• **WHAT IS ASKED**
Up to and including the line with "import plotly.graph_objects as go", reproduce the listing below exactly, beginning at its first line.

• **RAW DATA**
*****
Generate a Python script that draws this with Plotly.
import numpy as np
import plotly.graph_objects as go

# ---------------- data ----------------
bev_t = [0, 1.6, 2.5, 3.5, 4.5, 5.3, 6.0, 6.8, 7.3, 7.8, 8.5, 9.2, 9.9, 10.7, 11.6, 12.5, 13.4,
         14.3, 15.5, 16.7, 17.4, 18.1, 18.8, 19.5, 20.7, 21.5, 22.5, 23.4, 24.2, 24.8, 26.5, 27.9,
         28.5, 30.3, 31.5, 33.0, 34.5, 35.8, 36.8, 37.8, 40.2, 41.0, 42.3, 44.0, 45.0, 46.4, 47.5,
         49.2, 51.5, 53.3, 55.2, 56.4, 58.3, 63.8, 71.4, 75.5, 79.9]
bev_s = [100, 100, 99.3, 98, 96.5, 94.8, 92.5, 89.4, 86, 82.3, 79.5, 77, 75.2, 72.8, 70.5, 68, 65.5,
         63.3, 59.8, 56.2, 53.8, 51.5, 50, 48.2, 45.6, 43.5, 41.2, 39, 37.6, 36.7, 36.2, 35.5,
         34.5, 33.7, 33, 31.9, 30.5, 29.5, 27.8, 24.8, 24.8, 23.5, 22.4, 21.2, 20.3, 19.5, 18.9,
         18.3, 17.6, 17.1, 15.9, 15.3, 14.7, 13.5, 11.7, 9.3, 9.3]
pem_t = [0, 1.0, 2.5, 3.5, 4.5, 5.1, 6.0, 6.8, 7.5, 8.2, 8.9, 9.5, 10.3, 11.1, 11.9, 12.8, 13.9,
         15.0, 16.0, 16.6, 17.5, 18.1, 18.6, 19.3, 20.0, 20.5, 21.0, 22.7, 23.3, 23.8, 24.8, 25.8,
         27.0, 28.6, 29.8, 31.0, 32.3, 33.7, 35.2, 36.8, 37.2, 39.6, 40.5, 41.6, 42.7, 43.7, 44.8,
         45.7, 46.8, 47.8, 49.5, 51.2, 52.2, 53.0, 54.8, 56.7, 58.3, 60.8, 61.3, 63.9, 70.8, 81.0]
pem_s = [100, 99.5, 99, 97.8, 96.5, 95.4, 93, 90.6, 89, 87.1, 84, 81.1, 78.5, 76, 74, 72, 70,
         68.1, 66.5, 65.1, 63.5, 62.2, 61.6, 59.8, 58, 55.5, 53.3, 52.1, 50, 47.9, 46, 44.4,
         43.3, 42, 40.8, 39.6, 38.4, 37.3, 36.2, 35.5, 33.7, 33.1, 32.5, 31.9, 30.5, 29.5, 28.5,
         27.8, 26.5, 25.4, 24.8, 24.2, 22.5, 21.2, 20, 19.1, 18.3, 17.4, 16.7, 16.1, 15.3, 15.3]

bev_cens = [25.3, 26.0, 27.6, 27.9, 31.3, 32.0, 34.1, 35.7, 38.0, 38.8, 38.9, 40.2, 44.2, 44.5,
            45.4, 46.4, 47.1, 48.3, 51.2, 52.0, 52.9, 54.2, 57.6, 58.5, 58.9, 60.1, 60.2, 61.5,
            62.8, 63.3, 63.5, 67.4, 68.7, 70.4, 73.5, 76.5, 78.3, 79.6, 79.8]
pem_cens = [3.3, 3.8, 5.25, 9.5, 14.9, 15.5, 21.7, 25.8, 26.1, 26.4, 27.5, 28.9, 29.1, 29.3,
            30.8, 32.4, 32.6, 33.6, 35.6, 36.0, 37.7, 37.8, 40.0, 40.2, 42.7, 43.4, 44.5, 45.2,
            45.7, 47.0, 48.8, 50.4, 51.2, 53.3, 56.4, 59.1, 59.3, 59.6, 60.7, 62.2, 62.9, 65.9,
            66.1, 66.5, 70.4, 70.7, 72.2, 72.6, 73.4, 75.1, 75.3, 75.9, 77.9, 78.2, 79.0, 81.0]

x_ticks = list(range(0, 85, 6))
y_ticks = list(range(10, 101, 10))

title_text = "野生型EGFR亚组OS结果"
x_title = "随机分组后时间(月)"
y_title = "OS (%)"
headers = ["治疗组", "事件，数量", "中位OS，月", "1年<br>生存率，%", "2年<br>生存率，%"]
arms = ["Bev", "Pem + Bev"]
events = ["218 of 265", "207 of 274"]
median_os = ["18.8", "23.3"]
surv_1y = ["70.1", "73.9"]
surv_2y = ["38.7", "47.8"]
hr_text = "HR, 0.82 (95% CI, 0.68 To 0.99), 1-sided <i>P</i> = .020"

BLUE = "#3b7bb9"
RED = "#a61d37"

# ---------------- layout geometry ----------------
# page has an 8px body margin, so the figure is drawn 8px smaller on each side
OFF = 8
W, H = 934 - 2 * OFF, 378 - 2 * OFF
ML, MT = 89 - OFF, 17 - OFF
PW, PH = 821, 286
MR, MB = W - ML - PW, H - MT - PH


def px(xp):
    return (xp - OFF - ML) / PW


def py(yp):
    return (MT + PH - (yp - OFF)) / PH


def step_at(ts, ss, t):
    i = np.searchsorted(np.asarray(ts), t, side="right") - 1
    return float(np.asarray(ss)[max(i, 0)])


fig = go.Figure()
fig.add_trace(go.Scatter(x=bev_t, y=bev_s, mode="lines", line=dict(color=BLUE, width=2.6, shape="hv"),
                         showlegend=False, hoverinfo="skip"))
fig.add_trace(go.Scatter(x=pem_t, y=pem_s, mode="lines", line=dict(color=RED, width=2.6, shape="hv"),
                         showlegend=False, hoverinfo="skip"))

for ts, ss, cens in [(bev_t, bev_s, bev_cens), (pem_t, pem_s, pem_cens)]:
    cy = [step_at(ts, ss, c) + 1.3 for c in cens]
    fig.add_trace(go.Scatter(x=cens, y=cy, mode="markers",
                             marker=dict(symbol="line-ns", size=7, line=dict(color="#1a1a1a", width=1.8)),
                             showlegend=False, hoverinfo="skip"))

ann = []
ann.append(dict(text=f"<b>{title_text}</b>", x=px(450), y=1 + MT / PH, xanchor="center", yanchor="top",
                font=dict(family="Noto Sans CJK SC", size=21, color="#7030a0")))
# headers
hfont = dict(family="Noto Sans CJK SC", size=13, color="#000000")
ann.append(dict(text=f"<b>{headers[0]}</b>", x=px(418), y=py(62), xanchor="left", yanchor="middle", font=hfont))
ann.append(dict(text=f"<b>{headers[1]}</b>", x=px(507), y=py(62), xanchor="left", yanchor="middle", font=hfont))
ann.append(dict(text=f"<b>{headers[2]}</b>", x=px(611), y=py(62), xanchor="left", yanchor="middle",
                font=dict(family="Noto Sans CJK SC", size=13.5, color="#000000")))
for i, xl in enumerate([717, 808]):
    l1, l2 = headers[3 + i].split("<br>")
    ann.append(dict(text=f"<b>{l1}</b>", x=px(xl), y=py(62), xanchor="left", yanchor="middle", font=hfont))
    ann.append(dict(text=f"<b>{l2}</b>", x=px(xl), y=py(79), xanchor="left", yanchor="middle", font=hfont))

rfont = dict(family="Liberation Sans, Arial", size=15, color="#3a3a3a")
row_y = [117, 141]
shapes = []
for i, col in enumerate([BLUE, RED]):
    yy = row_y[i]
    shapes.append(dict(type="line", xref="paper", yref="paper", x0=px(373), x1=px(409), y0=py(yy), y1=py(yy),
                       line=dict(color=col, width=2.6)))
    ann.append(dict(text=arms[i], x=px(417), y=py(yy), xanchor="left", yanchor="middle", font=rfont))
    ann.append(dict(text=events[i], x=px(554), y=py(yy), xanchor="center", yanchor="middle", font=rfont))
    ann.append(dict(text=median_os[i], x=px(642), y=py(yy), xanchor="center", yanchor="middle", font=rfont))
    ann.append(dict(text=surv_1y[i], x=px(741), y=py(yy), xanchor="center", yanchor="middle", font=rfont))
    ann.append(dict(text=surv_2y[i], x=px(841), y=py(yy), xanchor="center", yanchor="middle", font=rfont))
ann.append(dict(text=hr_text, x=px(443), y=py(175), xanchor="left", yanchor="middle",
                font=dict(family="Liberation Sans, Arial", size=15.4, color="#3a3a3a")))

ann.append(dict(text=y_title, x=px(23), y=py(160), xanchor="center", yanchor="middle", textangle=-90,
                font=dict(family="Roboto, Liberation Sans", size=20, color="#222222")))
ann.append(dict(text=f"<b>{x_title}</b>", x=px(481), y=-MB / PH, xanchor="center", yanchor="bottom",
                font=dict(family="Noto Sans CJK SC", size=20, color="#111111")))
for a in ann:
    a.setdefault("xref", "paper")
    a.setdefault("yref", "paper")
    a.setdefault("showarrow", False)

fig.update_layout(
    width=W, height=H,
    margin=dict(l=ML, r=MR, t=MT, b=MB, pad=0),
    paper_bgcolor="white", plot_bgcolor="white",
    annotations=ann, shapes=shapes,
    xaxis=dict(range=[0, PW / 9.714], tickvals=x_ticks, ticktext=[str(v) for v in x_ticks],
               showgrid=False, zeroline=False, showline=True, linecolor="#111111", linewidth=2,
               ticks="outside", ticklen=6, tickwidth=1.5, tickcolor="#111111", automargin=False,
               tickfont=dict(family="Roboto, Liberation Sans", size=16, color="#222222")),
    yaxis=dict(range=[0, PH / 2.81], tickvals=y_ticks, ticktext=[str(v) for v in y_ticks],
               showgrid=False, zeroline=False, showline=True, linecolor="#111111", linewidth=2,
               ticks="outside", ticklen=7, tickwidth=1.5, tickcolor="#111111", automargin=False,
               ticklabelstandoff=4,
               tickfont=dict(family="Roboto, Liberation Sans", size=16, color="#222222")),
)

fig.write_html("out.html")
*****
• **CORRECT ANSWER**
Generate a Python script that draws this with Plotly.
import numpy as np
import plotly.graph_objects as go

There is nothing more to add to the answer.